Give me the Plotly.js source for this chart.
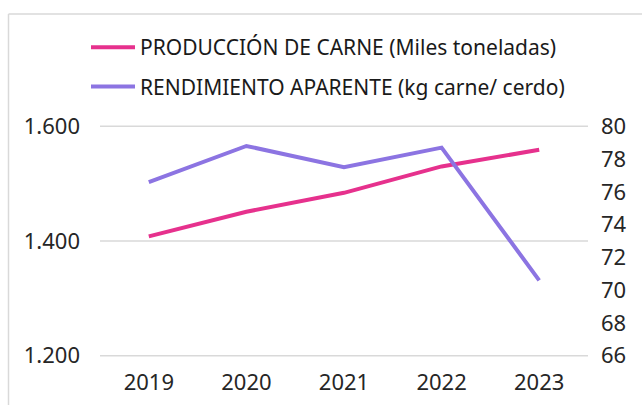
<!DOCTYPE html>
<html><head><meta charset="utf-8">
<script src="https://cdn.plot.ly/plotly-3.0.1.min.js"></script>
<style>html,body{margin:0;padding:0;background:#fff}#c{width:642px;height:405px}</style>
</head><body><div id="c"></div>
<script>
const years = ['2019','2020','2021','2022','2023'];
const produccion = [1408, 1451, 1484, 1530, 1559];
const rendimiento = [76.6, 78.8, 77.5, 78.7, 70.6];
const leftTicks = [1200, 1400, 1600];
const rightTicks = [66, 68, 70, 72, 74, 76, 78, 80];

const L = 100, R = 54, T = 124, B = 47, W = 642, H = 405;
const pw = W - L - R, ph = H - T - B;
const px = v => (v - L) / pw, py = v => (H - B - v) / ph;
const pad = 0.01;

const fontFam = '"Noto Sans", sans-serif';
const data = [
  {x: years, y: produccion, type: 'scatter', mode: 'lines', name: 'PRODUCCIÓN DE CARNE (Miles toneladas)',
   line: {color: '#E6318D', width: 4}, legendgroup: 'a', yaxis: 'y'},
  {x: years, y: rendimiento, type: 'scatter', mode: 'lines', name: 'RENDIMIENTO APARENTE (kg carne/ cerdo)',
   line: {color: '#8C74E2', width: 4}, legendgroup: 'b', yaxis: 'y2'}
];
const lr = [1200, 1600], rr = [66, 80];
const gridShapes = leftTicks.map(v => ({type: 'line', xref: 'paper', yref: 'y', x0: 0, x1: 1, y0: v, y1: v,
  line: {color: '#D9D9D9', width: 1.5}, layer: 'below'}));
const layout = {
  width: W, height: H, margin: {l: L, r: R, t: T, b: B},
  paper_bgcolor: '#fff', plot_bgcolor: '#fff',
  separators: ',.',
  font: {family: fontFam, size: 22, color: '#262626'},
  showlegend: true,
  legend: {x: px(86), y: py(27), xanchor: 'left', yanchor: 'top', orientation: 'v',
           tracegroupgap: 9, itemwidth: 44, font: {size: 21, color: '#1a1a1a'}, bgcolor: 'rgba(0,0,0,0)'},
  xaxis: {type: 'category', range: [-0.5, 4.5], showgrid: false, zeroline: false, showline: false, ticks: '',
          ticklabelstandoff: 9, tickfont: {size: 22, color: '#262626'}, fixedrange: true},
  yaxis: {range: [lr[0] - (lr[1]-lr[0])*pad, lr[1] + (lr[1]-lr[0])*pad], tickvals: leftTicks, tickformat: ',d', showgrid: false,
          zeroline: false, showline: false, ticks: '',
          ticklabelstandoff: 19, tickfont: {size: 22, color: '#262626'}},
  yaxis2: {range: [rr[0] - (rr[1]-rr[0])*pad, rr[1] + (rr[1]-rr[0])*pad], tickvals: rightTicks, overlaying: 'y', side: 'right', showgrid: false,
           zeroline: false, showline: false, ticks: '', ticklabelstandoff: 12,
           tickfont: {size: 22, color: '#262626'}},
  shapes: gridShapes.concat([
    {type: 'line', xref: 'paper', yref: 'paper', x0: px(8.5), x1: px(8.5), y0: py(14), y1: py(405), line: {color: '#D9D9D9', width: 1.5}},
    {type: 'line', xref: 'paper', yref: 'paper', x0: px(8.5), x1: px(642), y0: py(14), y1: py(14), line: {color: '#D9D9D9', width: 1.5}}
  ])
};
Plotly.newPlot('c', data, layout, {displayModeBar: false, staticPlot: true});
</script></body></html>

* Problem to work on:
Skip the pictures, then retype every line above exactly.

* Answer to the task:
Give me the Plotly.js source for this chart.
<!DOCTYPE html>
<html><head><meta charset="utf-8">
<script src="https://cdn.plot.ly/plotly-3.0.1.min.js"></script>
<style>html,body{margin:0;padding:0;background:#fff}#c{width:642px;height:405px}</style>
</head><body><div id="c"></div>
<script>
const years = ['2019','2020','2021','2022','2023'];
const produccion = [1408, 1451, 1484, 1530, 1559];
const rendimiento = [76.6, 78.8, 77.5, 78.7, 70.6];
const leftTicks = [1200, 1400, 1600];
const rightTicks = [66, 68, 70, 72, 74, 76, 78, 80];

const L = 100, R = 54, T = 124, B = 47, W = 642, H = 405;
const pw = W - L - R, ph = H - T - B;
const px = v => (v - L) / pw, py = v => (H - B - v) / ph;
const pad = 0.01;

const fontFam = '"Noto Sans", sans-serif';
const data = [
  {x: years, y: produccion, type: 'scatter', mode: 'lines', name: 'PRODUCCIÓN DE CARNE (Miles toneladas)',
   line: {color: '#E6318D', width: 4}, legendgroup: 'a', yaxis: 'y'},
  {x: years, y: rendimiento, type: 'scatter', mode: 'lines', name: 'RENDIMIENTO APARENTE (kg carne/ cerdo)',
   line: {color: '#8C74E2', width: 4}, legendgroup: 'b', yaxis: 'y2'}
];
const lr = [1200, 1600], rr = [66, 80];
const gridShapes = leftTicks.map(v => ({type: 'line', xref: 'paper', yref: 'y', x0: 0, x1: 1, y0: v, y1: v,
  line: {color: '#D9D9D9', width: 1.5}, layer: 'below'}));
const layout = {
  width: W, height: H, margin: {l: L, r: R, t: T, b: B},
  paper_bgcolor: '#fff', plot_bgcolor: '#fff',
  separators: ',.',
  font: {family: fontFam, size: 22, color: '#262626'},
  showlegend: true,
  legend: {x: px(86), y: py(27), xanchor: 'left', yanchor: 'top', orientation: 'v',
           tracegroupgap: 9, itemwidth: 44, font: {size: 21, color: '#1a1a1a'}, bgcolor: 'rgba(0,0,0,0)'},
  xaxis: {type: 'category', range: [-0.5, 4.5], showgrid: false, zeroline: false, showline: false, ticks: '',
          ticklabelstandoff: 9, tickfont: {size: 22, color: '#262626'}, fixedrange: true},
  yaxis: {range: [lr[0] - (lr[1]-lr[0])*pad, lr[1] + (lr[1]-lr[0])*pad], tickvals: leftTicks, tickformat: ',d', showgrid: false,
          zeroline: false, showline: false, ticks: '',
          ticklabelstandoff: 19, tickfont: {size: 22, color: '#262626'}},
  yaxis2: {range: [rr[0] - (rr[1]-rr[0])*pad, rr[1] + (rr[1]-rr[0])*pad], tickvals: rightTicks, overlaying: 'y', side: 'right', showgrid: false,
           zeroline: false, showline: false, ticks: '', ticklabelstandoff: 12,
           tickfont: {size: 22, color: '#262626'}},
  shapes: gridShapes.concat([
    {type: 'line', xref: 'paper', yref: 'paper', x0: px(8.5), x1: px(8.5), y0: py(14), y1: py(405), line: {color: '#D9D9D9', width: 1.5}},
    {type: 'line', xref: 'paper', yref: 'paper', x0: px(8.5), x1: px(642), y0: py(14), y1: py(14), line: {color: '#D9D9D9', width: 1.5}}
  ])
};
Plotly.newPlot('c', data, layout, {displayModeBar: false, staticPlot: true});
</script></body></html>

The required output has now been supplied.